→ **DATA FOR THIS TASK**:
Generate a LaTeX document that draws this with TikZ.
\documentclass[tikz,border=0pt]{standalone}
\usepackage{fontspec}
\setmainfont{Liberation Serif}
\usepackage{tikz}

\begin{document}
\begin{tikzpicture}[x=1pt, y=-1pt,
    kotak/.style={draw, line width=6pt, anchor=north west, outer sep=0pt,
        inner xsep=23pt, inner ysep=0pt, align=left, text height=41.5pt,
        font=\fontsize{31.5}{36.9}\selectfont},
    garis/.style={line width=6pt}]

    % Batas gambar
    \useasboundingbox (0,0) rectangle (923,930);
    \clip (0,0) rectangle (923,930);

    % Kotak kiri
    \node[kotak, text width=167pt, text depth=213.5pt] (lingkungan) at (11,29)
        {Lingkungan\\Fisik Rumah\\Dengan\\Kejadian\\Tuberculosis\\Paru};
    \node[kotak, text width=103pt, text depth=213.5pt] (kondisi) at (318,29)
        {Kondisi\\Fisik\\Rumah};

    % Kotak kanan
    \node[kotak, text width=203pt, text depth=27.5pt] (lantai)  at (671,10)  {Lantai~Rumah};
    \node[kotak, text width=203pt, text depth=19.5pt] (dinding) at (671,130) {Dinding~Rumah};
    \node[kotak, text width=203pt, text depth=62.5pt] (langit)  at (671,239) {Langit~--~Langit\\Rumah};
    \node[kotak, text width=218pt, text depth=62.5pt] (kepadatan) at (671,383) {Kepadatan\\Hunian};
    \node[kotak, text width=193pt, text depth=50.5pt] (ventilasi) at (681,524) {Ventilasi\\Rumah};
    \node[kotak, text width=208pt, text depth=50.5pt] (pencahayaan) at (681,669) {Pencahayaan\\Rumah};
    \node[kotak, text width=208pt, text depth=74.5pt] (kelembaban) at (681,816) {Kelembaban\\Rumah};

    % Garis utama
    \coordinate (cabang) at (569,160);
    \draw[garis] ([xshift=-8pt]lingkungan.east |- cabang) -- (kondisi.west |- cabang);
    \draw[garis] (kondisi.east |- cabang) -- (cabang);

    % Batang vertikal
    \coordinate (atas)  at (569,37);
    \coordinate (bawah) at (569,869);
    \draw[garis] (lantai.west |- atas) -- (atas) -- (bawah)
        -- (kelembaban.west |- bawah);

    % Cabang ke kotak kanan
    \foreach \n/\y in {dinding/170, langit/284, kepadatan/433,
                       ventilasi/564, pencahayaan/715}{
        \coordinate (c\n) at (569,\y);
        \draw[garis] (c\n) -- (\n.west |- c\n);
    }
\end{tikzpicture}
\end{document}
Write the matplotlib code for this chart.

→ **TASK DESCRIPTION**:
Each line of the material should be echoed exactly.

→ **EXPECTED ANSWER**:
Generate a LaTeX document that draws this with TikZ.
\documentclass[tikz,border=0pt]{standalone}
\usepackage{fontspec}
\setmainfont{Liberation Serif}
\usepackage{tikz}

\begin{document}
\begin{tikzpicture}[x=1pt, y=-1pt,
    kotak/.style={draw, line width=6pt, anchor=north west, outer sep=0pt,
        inner xsep=23pt, inner ysep=0pt, align=left, text height=41.5pt,
        font=\fontsize{31.5}{36.9}\selectfont},
    garis/.style={line width=6pt}]

    % Batas gambar
    \useasboundingbox (0,0) rectangle (923,930);
    \clip (0,0) rectangle (923,930);

    % Kotak kiri
    \node[kotak, text width=167pt, text depth=213.5pt] (lingkungan) at (11,29)
        {Lingkungan\\Fisik Rumah\\Dengan\\Kejadian\\Tuberculosis\\Paru};
    \node[kotak, text width=103pt, text depth=213.5pt] (kondisi) at (318,29)
        {Kondisi\\Fisik\\Rumah};

    % Kotak kanan
    \node[kotak, text width=203pt, text depth=27.5pt] (lantai)  at (671,10)  {Lantai~Rumah};
    \node[kotak, text width=203pt, text depth=19.5pt] (dinding) at (671,130) {Dinding~Rumah};
    \node[kotak, text width=203pt, text depth=62.5pt] (langit)  at (671,239) {Langit~--~Langit\\Rumah};
    \node[kotak, text width=218pt, text depth=62.5pt] (kepadatan) at (671,383) {Kepadatan\\Hunian};
    \node[kotak, text width=193pt, text depth=50.5pt] (ventilasi) at (681,524) {Ventilasi\\Rumah};
    \node[kotak, text width=208pt, text depth=50.5pt] (pencahayaan) at (681,669) {Pencahayaan\\Rumah};
    \node[kotak, text width=208pt, text depth=74.5pt] (kelembaban) at (681,816) {Kelembaban\\Rumah};

    % Garis utama
    \coordinate (cabang) at (569,160);
    \draw[garis] ([xshift=-8pt]lingkungan.east |- cabang) -- (kondisi.west |- cabang);
    \draw[garis] (kondisi.east |- cabang) -- (cabang);

    % Batang vertikal
    \coordinate (atas)  at (569,37);
    \coordinate (bawah) at (569,869);
    \draw[garis] (lantai.west |- atas) -- (atas) -- (bawah)
        -- (kelembaban.west |- bawah);

    % Cabang ke kotak kanan
    \foreach \n/\y in {dinding/170, langit/284, kepadatan/433,
                       ventilasi/564, pencahayaan/715}{
        \coordinate (c\n) at (569,\y);
        \draw[garis] (c\n) -- (\n.west |- c\n);
    }
\end{tikzpicture}
\end{document}
Write the matplotlib code for this chart.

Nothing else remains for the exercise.